About the Flameless Combustion of Pulverized Coal at the Pilot Scale: Experiment and Simulation

Dissertation von Max Weidmann
Universität Stuttgart, 2018

Flameless combustion has shown a great potential for nitric oxides (NOx) abatement, reaction zone and temperature field homogenization. It is characterized by a strong internal recirculation of hot flue gases and a strong dilution of the fresh reactants combustion air and pulverized coal, amongst others. On the one hand, the homogenized reaction zone and temperature field are the guarantors for the NOx abatement, jointly with the O2-deficient atmosphere. On the other hand, the homogenized temperature field allows for an increased flue gas temperature level, since lower safety factors against temperature peaks can be applied during furnace design, as this is currently possible because of the higher temperature fluctuations of conventional flame burners. Thus, an increased burnout due to better fuel conversion at higher temperatures can be expected.

This work investigates the flameless combustion of a pulverized high-volatile bituminous coal in both experiment and simulation at the pilot scale. It aims to show how different burner designs and different coal-carrier-gases influence the flameless combustion of pulverized coal. Therefore, two different burner prototypes are investigated. Both ensure sufficiently high internal flue-gas recirculation necessary for establishing flameless combustion. Detailed experimental data are available for the flow field by laser Doppler velocimetry (LDV), for the reaction zone, its topology and its reaction intensity, by OH* chemiluminescence imaging, and for the main reactive species and the prevailing temperatures by suction-probe sampling. In addition, the total and the radiative heat fluxes are analyzed. Two different flameless operating conditions have been tested for each prototype burner. It is shown that the choice of the coal-carrier-gas, CO2 or air, can strongly influence the burnout and NOx formation for the central coal-carrier-gas annulus. As the pulverized coal directly emerges into the hot and oxygen-deficient flue-gas recirculation zone, similar results are achieved, regardless of the applied coal-carrier-gas type.

A state-of-the-art low-NOx flame burner has been investigated in air-staged and unstaged operation modes for reference. It performs well regarding the low NOx concentration which is similar or lower to that of the flameless burners, if it is operated in an air-staged mode. This leads to the conclusion that a lower O2 concentration in the reaction zone of the flameless burner prototypes needs to be striven for to achieve lower NOx concentrations, either by air-staging or by emphasizing the internal flue gas recirculation.

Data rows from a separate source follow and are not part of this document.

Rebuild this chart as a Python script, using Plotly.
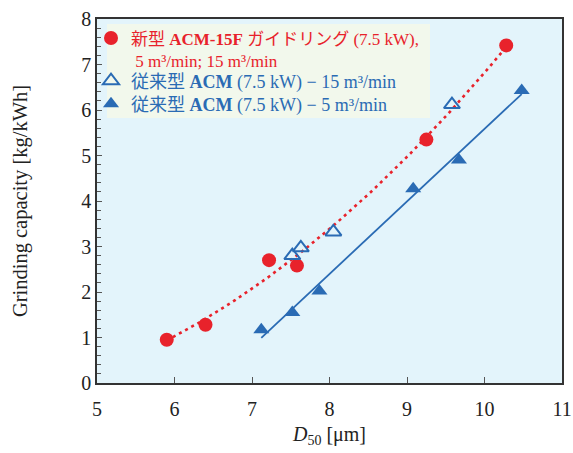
import numpy as np
import plotly.graph_objects as go

# Data
new_x = [5.9, 6.4, 7.22, 7.58, 9.25, 10.28]
new_y = [0.95, 1.28, 2.70, 2.58, 5.35, 7.42]

old15_x = [7.52, 7.63, 8.05, 9.58]
old15_y = [2.80, 2.97, 3.32, 6.12]

old5_x = [7.12, 7.52, 7.87, 9.08, 9.67, 10.48]
old5_y = [1.17, 1.55, 2.02, 4.27, 4.90, 6.43]

x_ticks = [5, 6, 7, 8, 9, 10, 11]
y_ticks = [0, 1, 2, 3, 4, 5, 6, 7, 8]

RED = "#e8222b"
BLUE = "#2a6bb4"
FONT = "Liberation Serif, Noto Sans CJK JP, serif"

# trend lines fitted to the data
cq = np.polyfit(new_x, new_y, 2)
fx = np.linspace(min(new_x), max(new_x), 80)
fy = np.polyval(cq, fx)
cl = np.polyfit(old5_x, old5_y, 1)
lx = np.array([min(old5_x), max(old5_x)])
ly = np.polyval(cl, lx)

fig = go.Figure()
fig.add_trace(go.Scatter(x=fx, y=fy, mode="lines", showlegend=False,
                         line=dict(color=RED, width=2.6, dash="3px,4px"), hoverinfo="skip"))
fig.add_trace(go.Scatter(x=lx, y=ly, mode="lines", showlegend=False,
                         line=dict(color=BLUE, width=1.8), hoverinfo="skip"))

fig.add_trace(go.Scatter(
    x=new_x, y=new_y, mode="markers", legend="legend",
    marker=dict(symbol="circle", size=14, color=RED),
    name=f'<span style="color:{RED}">新型 <b>ACM-15F</b> ガイドリング (7.5 kW),<br> 5 m³/min; 15 m³/min</span>'))
fig.add_trace(go.Scatter(
    x=old15_x, y=old15_y, mode="markers", legend="legend2",
    marker=dict(symbol="triangle-up-open", size=14, color=BLUE, line=dict(width=2, color=BLUE)),
    name=f'<span style="color:{BLUE}">従来型 <b>ACM</b> (7.5 kW) − 15 m³/min</span>'))
fig.add_trace(go.Scatter(
    x=old5_x, y=old5_y, mode="markers", legend="legend3",
    marker=dict(symbol="triangle-up", size=14, color=BLUE),
    name=f'<span style="color:{BLUE}">従来型 <b>ACM</b> (7.5 kW) − 5 m³/min</span>'))

# legend background panel (paper coordinates)
PW, PH = 465, 364
fig.add_shape(type="rect", xref="paper", yref="paper", layer="below",
              x0=10 / PW, x1=333 / PW, y0=1 - 99 / PH, y1=1 - 5 / PH,
              fillcolor="#f2f8ec", line=dict(width=0))

leg_common = dict(xanchor="left", bgcolor="rgba(0,0,0,0)", borderwidth=0,
                  itemwidth=30, tracegroupgap=0)

fig.update_layout(
    width=573, height=448,
    margin=dict(l=97, r=11, t=19, b=65),
    paper_bgcolor="white",
    plot_bgcolor="#e3f4fb",
    font=dict(family=FONT, size=20, color="#222"),
    showlegend=True,
    legend=dict(x=-6 / PW, y=0.996, yanchor="top", valign="top",
                font=dict(family=FONT, size=17), **leg_common),
    legend2=dict(x=-6 / PW, y=1 - (81 - 19) / PH, yanchor="middle",
                 font=dict(family=FONT, size=18), **leg_common),
    legend3=dict(x=-6 / PW, y=1 - (104 - 19) / PH, yanchor="middle",
                 font=dict(family=FONT, size=18), **leg_common),
)
fig.update_xaxes(range=[5, 11], tickvals=x_ticks, ticks="inside", ticklen=6, tickcolor="#555",
                 showgrid=False, zeroline=False, showline=True, linecolor="#333", linewidth=1.5,
                 mirror=True, automargin=False, ticklabelstandoff=7,
                 title=dict(text="<i>D</i><sub>50</sub> [μm]", font=dict(size=20), standoff=18))
fig.update_yaxes(range=[0, 8], tickvals=y_ticks, ticks="inside", ticklen=5, tickcolor="#555",
                 showgrid=False, zeroline=False, showline=True, linecolor="#333", linewidth=1.5,
                 mirror=True, automargin=False,
                 minor=dict(ticks="inside", dtick=0.2, ticklen=4, tickcolor="#555", showgrid=False),
                 title=dict(text="Grinding capacity [kg/kWh]", font=dict(size=20.5), standoff=48))

fig.write_html(
    "out.html",
    config={"displayModeBar": False},
    post_script=("document.body.style.margin='0';"
                 "document.body.style.overflow='hidden';"
                 "document.documentElement.style.overflow='hidden';"),
)
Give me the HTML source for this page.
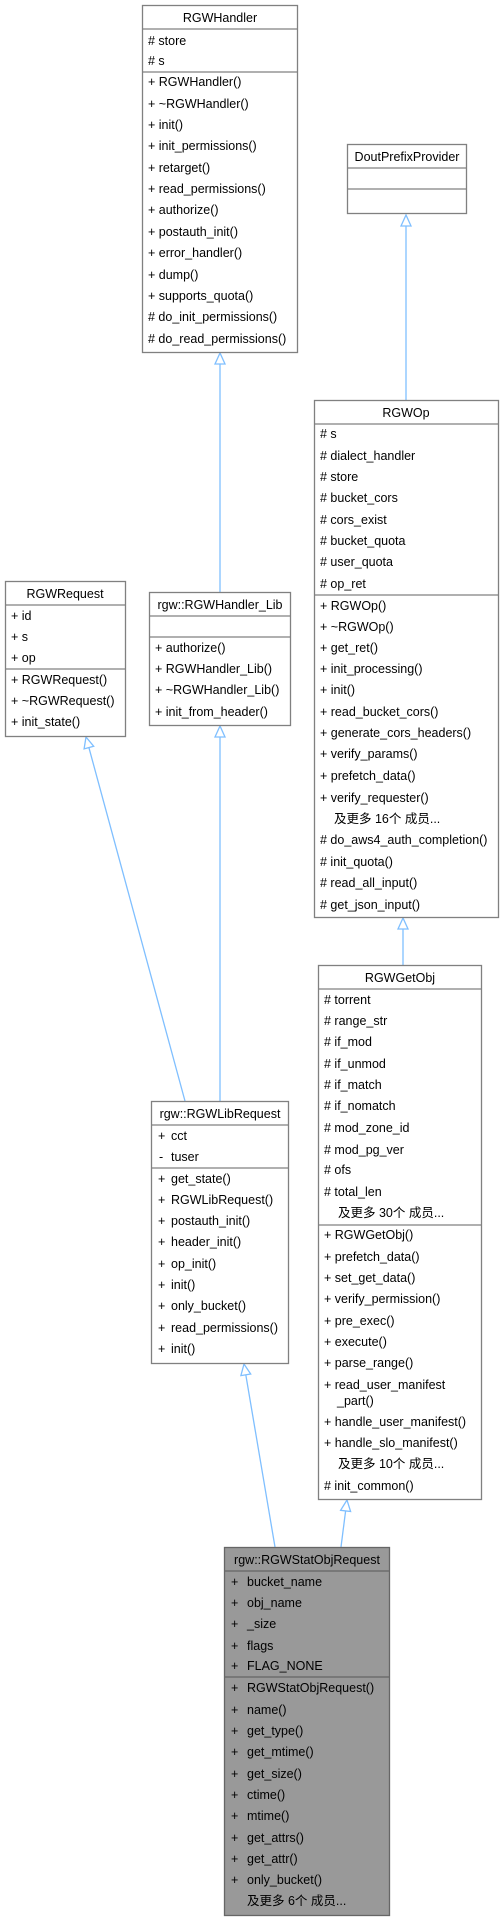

Flameless combustion is secondly investigated by means of computational fluid dynamics (CFD). Therefore, IFK's in-house program code AIOLOS is deployed which describes the reactive fluid flow based on the Reynolds-averaged Navier-Stokes equations. The CFD program code is validated for flameless pulverized coal combustion using the experimental data. The main focus is drawn on the mixing of the entering reactants and the recirculated flue gas, and on the chemical reactions taking place in this highly diluted atmosphere. Thus, the turbulence model, the turbulence-chemistry interaction model and the chemical reaction model including pollutants, such as NOx, are investigated. Three k-ε turbulence models are compared against the velocity data obtained by LDV, and the RNG k-ε model gives the best agreement. Different model constants of the eddy-dissipation concept (EDC) model are tested to reproduce the turbulence-chemistry interaction, and one best-fitting set of constants is identified. The global combustion reaction model is assessed with regards to the application of a detailed pyrolysis preprocessing. The modeling of NOx formation and reduction is realized with a global reaction model respecting the fuel-NO and thermal NO paths. As for the combustion reaction model, the influence of detailed pyrolysis pre-processing is researched. The initial nitrogen split into char-N, tar-N and light-gas-N can strongly alter the result of the NOx post-processing. The char-N release path is found to be of key interest.

The experimental results highlight the requirement for establishing a highly diluted atmosphere at a temperature level well above the auto-ignition temperature of the fuel, in order to ensure good NOx reduction and fuel conversion. The computational results emphasize the importance of a detailed analysis of the pyrolysis products. This holds for both the combustion and the NOx reaction models.